La Genèse savitzkayenne a des couleurs d’apocalypse. « Les animaux à sang chaud » s’entretuèrent, creusèrent des charniers, asservirent le vivant, inventèrent l’écriture afin de « décrire les butins ». Sur la « Mère Terre crue », des adultes soumis dès l’enfance à un programme d’abêtissement épandent leur cruauté crétine, êtres tarés taillés dans l’étoffe de la guerre et de la chasse. Mais, face aux podestats, face à l’empire des pillards, des prédateurs, se tiennent des bandes d’enfants harets : « Vivant dans les forêts épaisses, en étroit voisinage avec les loups et les ours, ils avaient appris des secrets depuis longtemps oubliés par les êtres humains ». Sous le mouvement hypnotique du conte, un feu couve, une vérité minérale, végétale, animale surgit et nous crie la toute impuissance des despotes, une impuissance qui ronge les piliers de leur pouvoir et fragilise leurs commerces faustiens avec de petits démons. Assoiffé d’or qu’il produit à profusion, rongé par une folie aurifère, le despote Archine dit le Glaireux perdra son palais, deviendra éboueur avant de finir noyé dans les excréments. « Il était une fois. Il sera un jour ». Au « il était une fois » marqué par le désastre succède le « il sera un jour » illuminé par la liberté.

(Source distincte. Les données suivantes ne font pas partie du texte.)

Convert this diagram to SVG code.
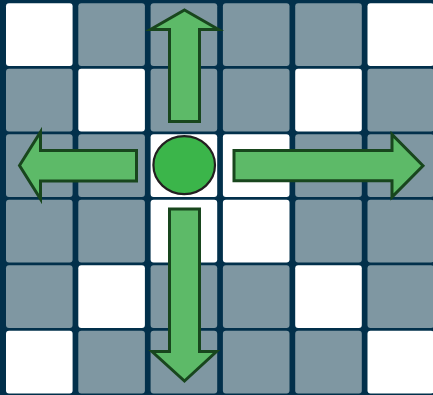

Scandée par la répétition poétique de fragments, l’écriture rebelle d’Eugène Savitzkaya se tient au diapason du soulèvement des sauvageons et sauvageonnes qui, tantôt dépiautent les femmes de la haute société, tantôt émasculent ou font rôtir les potentats. La rythmique du conte s’apparente à la langue des rêves. Une sirène côtoie le pope Nikos combattant « les impies du Temple », les morts vivent aux côtés des vivants avec qui ils dialoguent, des enfants libèrent un belouga prisonnier, l’aidant à regagner les fleuves, des mômes ensauvagés, sylvestres, lestes comme des chevreuils, méditent entre cyprine et sperme, un bestiaire saviztkayen soulève les nappes textuelles.

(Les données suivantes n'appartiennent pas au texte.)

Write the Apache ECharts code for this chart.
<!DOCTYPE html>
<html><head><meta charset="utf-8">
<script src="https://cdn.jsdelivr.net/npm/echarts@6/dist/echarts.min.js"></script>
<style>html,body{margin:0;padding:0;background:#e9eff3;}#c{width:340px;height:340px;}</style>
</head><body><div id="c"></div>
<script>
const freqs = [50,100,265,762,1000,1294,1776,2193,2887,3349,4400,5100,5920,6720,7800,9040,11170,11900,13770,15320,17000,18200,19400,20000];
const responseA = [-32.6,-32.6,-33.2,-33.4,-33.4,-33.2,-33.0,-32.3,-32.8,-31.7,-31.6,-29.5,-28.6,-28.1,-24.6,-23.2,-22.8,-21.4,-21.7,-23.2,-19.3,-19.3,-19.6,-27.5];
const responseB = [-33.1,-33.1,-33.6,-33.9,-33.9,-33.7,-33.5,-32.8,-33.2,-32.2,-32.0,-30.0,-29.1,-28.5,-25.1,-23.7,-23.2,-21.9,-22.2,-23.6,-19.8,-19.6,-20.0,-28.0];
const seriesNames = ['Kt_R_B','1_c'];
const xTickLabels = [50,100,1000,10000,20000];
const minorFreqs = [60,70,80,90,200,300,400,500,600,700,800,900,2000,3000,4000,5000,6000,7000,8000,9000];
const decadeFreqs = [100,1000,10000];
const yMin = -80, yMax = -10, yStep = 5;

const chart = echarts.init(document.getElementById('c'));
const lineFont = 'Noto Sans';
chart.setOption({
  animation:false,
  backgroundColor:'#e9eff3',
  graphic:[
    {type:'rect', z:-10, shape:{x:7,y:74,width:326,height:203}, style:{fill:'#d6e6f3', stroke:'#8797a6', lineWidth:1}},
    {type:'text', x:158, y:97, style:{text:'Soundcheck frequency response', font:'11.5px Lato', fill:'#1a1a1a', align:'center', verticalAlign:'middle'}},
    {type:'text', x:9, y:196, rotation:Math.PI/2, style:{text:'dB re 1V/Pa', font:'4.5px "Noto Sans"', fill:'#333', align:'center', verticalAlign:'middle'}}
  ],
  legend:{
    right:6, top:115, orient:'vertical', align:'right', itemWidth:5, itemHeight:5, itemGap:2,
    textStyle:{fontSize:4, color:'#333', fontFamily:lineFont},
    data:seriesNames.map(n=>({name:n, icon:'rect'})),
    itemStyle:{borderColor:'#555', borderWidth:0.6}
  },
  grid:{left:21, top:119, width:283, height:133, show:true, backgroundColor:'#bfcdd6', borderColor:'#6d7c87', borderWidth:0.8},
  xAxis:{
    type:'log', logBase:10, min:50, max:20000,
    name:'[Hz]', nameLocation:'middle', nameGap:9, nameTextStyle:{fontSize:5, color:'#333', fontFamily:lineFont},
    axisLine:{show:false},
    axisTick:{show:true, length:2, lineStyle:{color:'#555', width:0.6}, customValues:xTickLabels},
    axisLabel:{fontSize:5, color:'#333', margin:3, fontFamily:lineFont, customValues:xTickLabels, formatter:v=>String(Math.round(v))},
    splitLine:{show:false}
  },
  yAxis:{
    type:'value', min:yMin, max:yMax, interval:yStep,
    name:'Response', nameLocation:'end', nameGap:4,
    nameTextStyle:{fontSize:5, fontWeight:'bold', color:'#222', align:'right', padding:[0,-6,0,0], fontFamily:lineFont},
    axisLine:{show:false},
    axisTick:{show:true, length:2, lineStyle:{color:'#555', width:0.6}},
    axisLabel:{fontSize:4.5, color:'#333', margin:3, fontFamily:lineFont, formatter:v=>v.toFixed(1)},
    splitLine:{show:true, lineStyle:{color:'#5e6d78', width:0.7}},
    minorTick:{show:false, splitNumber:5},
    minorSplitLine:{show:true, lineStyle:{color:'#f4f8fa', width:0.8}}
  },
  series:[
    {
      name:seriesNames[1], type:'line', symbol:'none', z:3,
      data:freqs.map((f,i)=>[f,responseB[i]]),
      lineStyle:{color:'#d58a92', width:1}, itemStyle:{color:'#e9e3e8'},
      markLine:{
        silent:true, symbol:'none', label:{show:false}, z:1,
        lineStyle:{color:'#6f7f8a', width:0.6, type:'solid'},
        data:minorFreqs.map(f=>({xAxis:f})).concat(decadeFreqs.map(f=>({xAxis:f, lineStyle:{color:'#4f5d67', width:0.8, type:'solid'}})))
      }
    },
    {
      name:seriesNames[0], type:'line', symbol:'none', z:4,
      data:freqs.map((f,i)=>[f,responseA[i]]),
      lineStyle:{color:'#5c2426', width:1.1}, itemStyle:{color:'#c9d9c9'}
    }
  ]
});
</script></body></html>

Dans un monde aseptisé, désanimalisé, dans les plis d’une littérature formatée où la pensée rampe dans le formol, Savitzkaya dépose ses sortilèges, ses mots aux œufs d’or qui déboulent dans un texte-taïga. Au pays des poules aux œufs d’or libère la part indomesticable de la nature mais aussi celle qui sommeille en nous. Au fil des années, lutin magique des Lettres belges, Savitzkaya bâtit une œuvre d’une puissance inégalée.